The final piece on the program was the biggest, loudest and brashest: Diana Syrse’s Connected Identities. Three inter-linked sections – the ‘connected identities’ – propelled this theatrical work. The narrative, closely defined by a composer who seemed fearless in her compositional effort, embraced the philosophical, musical, literary and more prosaic elements. This was drama in its most direct sense.

The composer herself was the vocal soloist and narrator of this complex trilogy: ‘Nahual’, in which a woman moves between two greatly differing cultures, is written in Mayan, based on the Lacandón song of the Jaguar; ‘The Tower of Babel’, a dramatic search for identity; and ‘The Aleph’, an impressionistic, visionary version of the most famous Borges short story. All the narratives have been re-imagined and tailored by the composer/interpreter into a single stage piece.

It is an impressive piece of work with great dramatic intensity and emotional peaks and valleys, but it feels like a ‘work-in-progress’. From time to time, dramatic coherence and musical direction were muddled or lost. But that said, the vision is potent and the determination of this young woman is incredible. The orchestral writing is strong and secure but might benefit from greater plasticity and contrast. Nevertheless, the sheer brute talent of the composer (and star) is bracing, and I’m certain that reworking, cutting and adding, and refinement could produce a major work. All the elements are there.

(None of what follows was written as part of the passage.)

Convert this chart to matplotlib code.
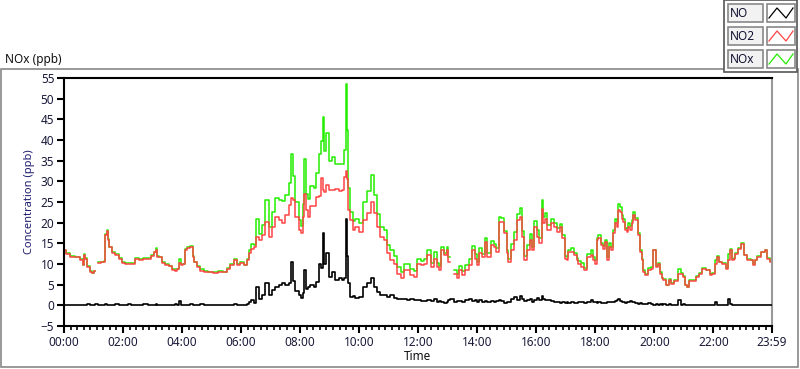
import numpy as np
import matplotlib
matplotlib.use("Agg")
import matplotlib.pyplot as plt
from matplotlib.patches import Rectangle
from matplotlib.lines import Line2D
from matplotlib.ticker import MultipleLocator, FixedLocator

plt.rcParams['font.family'] = ['Noto Sans', 'DejaVu Sans']

# minute of the day for each reading
minutes = [0, 8, 16, 28, 37, 39, 41, 45, 49, 55, 59, 61, 67, 73, 79, 83, 85, 88, 90, 94,
           100, 108, 114, 120, 128, 134, 140, 149, 155, 165, 175, 179, 185, 189, 191, 195,
           202, 210, 216, 222, 228, 232, 234, 240, 244, 248, 252, 261, 263, 267, 273, 281,
           287, 297, 307, 318, 328, 334, 342, 348, 354, 362, 368, 375, 379, 383, 389, 393,
           399, 405, 413, 419, 425, 434, 440, 446, 454, 460, 464, 466, 474, 480, 484, 486,
           491, 493, 497, 505, 511, 515, 521, 525, 527, 531, 535, 541, 547, 556, 562, 568,
           572, 574, 576, 578, 586, 588, 596, 602, 613, 619, 627, 633, 639, 647, 653, 659,
           668, 674, 680, 688, 694, 700, 708, 714, 721, 729, 735, 741, 749, 755, 761, 765,
           769, 775, 780, 782, 788, 796, 800, 806, 812, 820, 826, 832, 837, 841, 847, 853,
           857, 863, 871, 877, 881, 887, 891, 898, 902, 904, 912, 918, 924, 928, 932, 938,
           944, 949, 953, 959, 963, 969, 973, 975, 979, 985, 993, 999, 1006, 1010, 1016, 1020,
           1024, 1026, 1034, 1040, 1044, 1046, 1054, 1060, 1067, 1075, 1077, 1081, 1085, 1087,
           1095, 1097, 1101, 1105, 1109, 1115, 1117, 1122, 1126, 1128, 1132, 1136, 1138, 1142,
           1146, 1148, 1152, 1156, 1158, 1162, 1166, 1168, 1172, 1176, 1178, 1183, 1189, 1197,
           1199, 1207, 1209, 1213, 1217, 1219, 1227, 1231, 1237, 1244, 1250, 1258, 1260, 1264,
           1268, 1274, 1280, 1288, 1294, 1301, 1309, 1315, 1321, 1325, 1329, 1335, 1341, 1349,
           1352, 1356, 1360, 1362, 1366, 1372, 1380, 1386, 1392, 1400, 1402, 1406, 1413, 1421,
           1427, 1431, 1437, 1439]

nan = float('nan')
no2 = [13.3, 12.5, 11.8, 11.7, 10.9, 9.7, 12.1, 11.3, 9.3, 8.0, 7.8, 8.2, nan, 10.2, 10.4, 10.6, 17.0, 18.0, 15.8, 14.1,
       12.6, 12.1, 11.3, 10.3, 10.0, 9.9, 10.1, 11.3, 11.0, 11.2, 11.3, 12.0, 12.8, 13.5, 11.8, 11.6,
       10.3, 9.7, 9.4, 8.6, 8.4, 8.7, 10.3, 9.7, 9.9, 13.5, 13.9, 14.0, 11.7, 10.5, 9.3, 8.4,
       8.1, 8.0, 7.9, 8.1, 8.0, 8.8, 9.7, 10.9, 9.7, 10.3, 9.7, 10.9, 12.6, 13.7, 14.1, 16.5,
       15.8, 17.0, 20.2, 16.5, 19.0, 21.4, 20.6, 19.8, 21.8, 24.2, 26.0, 25.4, 21.4, 18.2, 17.4, 21.4,
       27.0, 23.0, 21.4, 24.0, 24.0, 26.2, 26.5, 30.7, 28.0, 27.5, 29.0, 28.0, 27.9, 28.2, 27.6, 28.0,
       31.1, 32.5, 30.5, 23.0, 20.6, 18.2, 19.0, 17.8, 20.6, 22.3, 25.0, 22.3, 19.0, 16.5, 15.8, 12.6,
       10.9, 10.1, 7.7, 6.5, 8.5, 8.5, 7.3, 6.9, 10.1, 9.7, 10.1, 12.1, 9.3, 11.3, 9.3, 8.5,
       13.3, 12.1, 13.3, 10.5, nan, 7.7, 6.5, 8.5, 7.3, 8.5, 9.7, 13.3, 11.3, 9.7, 12.6, 11.7,
       15.3, 11.7, 14.5, 14.0, 12.9, 20.2, 20.2, 17.4, 12.6, 10.5, 13.3, 15.8, 20.6, 21.4, 16.5, 10.9,
       13.3, 15.8, 13.3, 19.0, 16.5, 15.0, 23.4, 19.8, 21.0, 18.2, 19.8, 19.0, 17.8, 19.0, 16.2, 11.3,
       10.9, 12.9, 12.9, 12.1, 10.9, 10.1, 9.3, 8.5, 11.7, 12.1, 10.9, 10.1, 15.8, 16.2,
       14.5, 13.7, 15.3, 10.9, 14.1, 13.3, 17.4, 19.8, 19.0, 23.0, 22.6, 21.0, 20.2, 18.2,
       17.8, 19.0, 18.2, 19.8, 21.8, 20.6, 20.6, 17.0, 12.9, 10.9, 8.1, 7.3, 8.5, 8.9,
       13.3, 9.3, 10.1, 7.7, 6.5, 6.1, 4.8, 6.1, 5.2, 6.0, 7.7, 7.7, 6.9, 4.8,
       4.4, 6.0, 6.0, 6.9, 7.7, 8.9, 8.5, 7.3, 7.7, 10.1, 11.7, 10.5, 10.1, 8.9,
       10.9, 13.3, 10.9, 11.3, 12.5, 13.7, 14.9, 12.1, 10.9, 10.9, 9.7, 10.9, 11.7, 12.9,
       13.3, 11.3, 10.5, 10.3]

no = [0.2, 0.1, 0.2, 0.1, 0.2, 0.1, 0.2, 0.1, 0.3, 0.2, 0.1, 0.2, 0.3, 0.2, 0.1, 0.2, 0.3, 0.2, 0.2, 0.1,
      0.2, 0.3, 0.2, 0.1, 0.2, 0.3, 0.2, 0.1, 0.2, 0.3, 0.2, 0.1, 0.2, 0.3, 0.2, 0.1,
      0.2, 0.2, 0.1, 0.2, 0.3, 0.2, 1.0, 0.2, 0.1, 0.2, 0.2, 0.3, 0.2, 0.1, 0.2, 0.3,
      0.2, 0.1, 0.2, 0.2, 0.1, 0.2, 0.2, 0.3, 0.2, 0.2, 0.1, 0.3, 0.8, 1.2, 0.5, 4.4,
      1.5, 2.5, 5.3, 2.4, 3.6, 4.5, 4.8, 5.5, 4.9, 5.5, 10.5, 6.0, 3.5, 2.4, 1.7, 3.0,
      8.5, 4.0, 4.4, 4.8, 4.4, 5.7, 10.1, 9.0, 17.5, 9.9, 12.6, 6.9, 8.0, 6.1, 6.5, 6.1,
      6.5, 21.0, 12.0, 5.3, 2.0, 2.2, 1.8, 2.0, 4.4, 5.3, 6.5, 4.4, 3.2, 2.4, 2.4, 2.0,
      2.4, 1.8, 1.6, 1.5, 1.6, 1.4, 1.6, 1.3, 1.2, 1.0, 1.1, 1.2, 1.0, 1.6, 0.9, 1.0,
      0.8, 0.6, 0.9, 1.2, 1.5, 0.8, 1.0, 1.1, 0.9, 1.3, 1.5, 1.0, 1.2, 0.9, 1.2, 0.7,
      1.0, 0.9, 1.0, 0.8, 1.0, 1.2, 1.0, 0.6, 0.9, 0.8, 1.5, 2.0, 1.4, 2.2, 1.6, 1.0,
      1.3, 1.5, 0.9, 1.4, 1.8, 1.2, 2.2, 1.5, 1.4, 1.2, 1.0, 0.9, 0.8, 0.6, 0.7, 0.6,
      0.8, 0.5, 0.9, 0.5, 0.6, 0.7, 0.9, 0.6, 0.8, 1.2, 0.9, 0.8, 0.5, 0.7,
      0.5, 0.6, 0.5, 0.7, 0.9, 0.8, 0.9, 1.0, 1.2, 1.6, 1.1, 0.9, 0.8, 0.6,
      0.7, 0.9, 1.0, 0.8, 0.7, 0.6, 0.5, 0.4, 0.5, 0.3, 0.4, 0.3, 0.5, 0.3,
      0.2, 0.3, 0.2, 0.3, 0.2, 0.3, 0.2, 0.3, 0.2, 0.2, 1.2, 0.2, 0.3, 0.2,
      0.1, 0.2, 0.1, 0.2, 0.1, 0.2, 0.1, 0.2, 0.1, 0.8, 0.2, 0.1, 0.2, 0.2,
      1.6, 0.3, 0.2, 0.1, 0.2, 0.1, 0.2, 0.1, 0.2, 0.1, 0.2, 0.1, 0.2, 0.1,
      0.2, 0.1, 0.2, 0.2]

nox = [a + b for a, b in zip(no, no2)]

tick_minutes = [0, 120, 240, 360, 480, 600, 720, 840, 960, 1080, 1200, 1320, 1439]
tick_labels = ['00:00', '02:00', '04:00', '06:00', '08:00', '10:00', '12:00',
               '14:00', '16:00', '18:00', '20:00', '22:00', '23:59']
legend_names = ['NO', 'NO2', 'NOx']
colors = ['black', '#ff4444', '#22ee00']

W, H = 800, 369
fig = plt.figure(figsize=(8, 3.69), dpi=100)


def fx(px):
    return px / W


def fy(py):
    return 1 - py / H


# outer frame of the chart
fig.add_artist(Rectangle((fx(0.5), fy(367)), fx(797), (367 - 69) / H, fill=False,
                         edgecolor='#888888', lw=1.2, transform=fig.transFigure))
fig.text(fx(5), fy(60), 'NOx (ppb)', fontsize=8.5, va='center', ha='left', color='#111111')

ax = fig.add_axes([fx(64), fy(326), fx(772 - 64), (326 - 78) / H])
ax.plot(minutes, nox, color=colors[2], lw=1.1, zorder=1, drawstyle='steps-mid')
ax.plot(minutes, no2, color=colors[1], lw=1.1, zorder=2, drawstyle='steps-mid')
ax.plot(minutes, no, color=colors[0], lw=1.2, zorder=3, drawstyle='steps-mid')

ax.set_xlim(0, 1439)
ax.set_ylim(-5, 55)
ax.yaxis.set_major_locator(MultipleLocator(5))
ax.xaxis.set_major_locator(FixedLocator(tick_minutes))
ax.set_xticklabels(tick_labels)
ax.xaxis.set_minor_locator(MultipleLocator(120 / 9))
ax.tick_params(axis='both', which='major', direction='out', length=5, width=1.5,
               labelsize=8.5, colors='black', labelcolor='#1a1a3a', pad=2)
ax.tick_params(axis='x', which='minor', direction='out', length=3, width=1.2)
for s in ['left', 'bottom', 'top']:
    ax.spines[s].set_linewidth(1.5)
    ax.spines[s].set_color('black')
ax.spines['right'].set_color('#999999')
ax.spines['right'].set_linewidth(1.5)
ax.set_ylabel('Concentration (ppb)', fontsize=8, color='#1f1f70', labelpad=4)
ax.set_xlabel('Time', fontsize=8.5, color='#111111', labelpad=1)

# legend panel at the top right
fig.add_artist(Rectangle((fx(724), fy(72)), fx(73), 72 / H, facecolor='white',
                         edgecolor='#555555', lw=1.2, transform=fig.transFigure))
for i, (name, c) in enumerate(zip(legend_names, colors)):
    top = 4 + i * 23
    fig.add_artist(Rectangle((fx(728), fy(top + 18)), fx(35), 18 / H, facecolor='#f2f2f2',
                             edgecolor='#888888', lw=1.2, transform=fig.transFigure))
    fig.text(fx(730), fy(top + 9.5), name, fontsize=8.5, va='center', ha='left', color='#111133')
    fig.add_artist(Rectangle((fx(767), fy(top + 18)), fx(28), 18 / H, facecolor='white',
                             edgecolor='#888888', lw=1.2, transform=fig.transFigure))
    zx = [769, 777, 786, 793]
    zy = [top + 14, top + 4, top + 14, top + 4]
    fig.add_artist(Line2D([fx(v) for v in zx], [fy(v) for v in zy], color=c, lw=0.9,
                          transform=fig.transFigure))

fig.savefig('out.png', dpi=100)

Connected Identities was the most complex undertaking of the five pieces performed. Textures might use more variation. Transitions might be lengthened or in some cases shortened, and modal properties clarified. The composer herself sang the role of the three narrator/identities. Her creation was more than capably supported by the largest orchestral entity of the evening, surely and deftly lead by conductor Prieto.

Finally, a word about the pre-concert event. The five composers were offered equal opportunity to speak on their creations by the knowledgeable and personable Veronika Krauses, a composer herself, whose fine and articulate work has been performed in a variety of venues. Her questions were serious and probing, and meant to give these composers a platform to express themselves. The on-stage discussion went far to set the context for the performances of music heard for the first time in concert settings, and to frame the reference points in these pieces with meaningful context. Krauses read the composers well and, in doing so, elicited answers that were enlightening, which added context and depth to the performance. The smallest vein of insight in modern music can be a bounty. Krauses deserves her own set of bravas: listening to her smart, gentle queries was its own pleasure.